Between Cow Hill Cross Vein and the junction leading to Bogg Shaft there are a number of things that we have often passed but never looked at. The first junction you come to is Luke Hall's Gullyback Cross Cut, this did not go anywhere, and it seemed to end in a collapse as according to maps it should connect to the Longcleugh Vein south of MCSSV. After this we went down the series of steps that lead into a sub level below the incline. This sub level is a continuation of the sub levels that we have previously explored (see Middlecleugh Second Sun Vein and Sub Levels). The level is only short and quickly came to a partial collapse, after which there was a sump. The sump leads to Caplecleugh Level and is know as the Double Rise, we do not know if it is blocked. Karli popped down to the first staging, but concluded that it looked rather dodgy and so he came back up. Past the sump, some artifacts where found, but the level did not go on as it was back filled. Back on the incline we carried on heading west trying to find more possible links to the Longcleugh Vein, the maps show they exist, but we could not find them, and have concluded that they may be in stopes above the incline level. Just before the junction leading to Bogg's Shaft we came to Pickering's Rise to the Caplecleugh Level, rigging a safety line, we climbed down using the wooden ladders in place, and this brought us out in a short sublevel 36m long, which towards the end looked rather unstable. Pickering's Rise itself was interesting as it had air pipes and square wooden ventilation ducting going down it. We did not descend further and climbed back up onto the incline.

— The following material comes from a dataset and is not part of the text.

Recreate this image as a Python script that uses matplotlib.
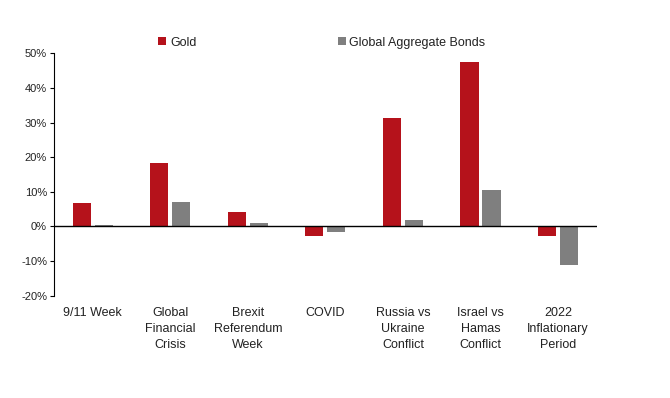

Shortly afterwards we passed the junction for Bogg's Shaft and carried on along the MCSSV. After a short distance we came to a ore truck and carrying on, we climbed up a fairly long rise which emerged into a very large stope above the level. We stopped for lunch here and then had an explore. The stope was in the great limestone, around 10m high in places, with parts of it stone arched. Charlie and Karli climbed up a very steep slope to the west to see if it went on and I stayed behind taking photograph's. It turns out that the stope went on some way and it may have been possible to carry on. Returning to the level below we carried on, encountering many artifacts, rises and hoppers leading back up towards the stope. As we went on in some of the rises you could see that the stope was getting smaller and smaller, as the vein was getting exhausted. Eventually the stone arching gave way to concrete lined passage way which the Vieille Montagne Zinc Company must have put in. The level here was driven just below the great limestone as you could see the interface with the tuft. At a cross cut intersecting the main passage the remains of a wheel barrow could be seen poking out about the water. Some 70m more and we came to the forehead of MCSSV, turning right we proceeded along the short New Cross Vein to where the drive was stopped, at the forehead we came across some small fossils in the great limestone. On the way back after Pickering's Rise we climbed up a promising rise into a very large stope and discovered a pile of wooden nails. A return visit, as always is required to carry out further investigations.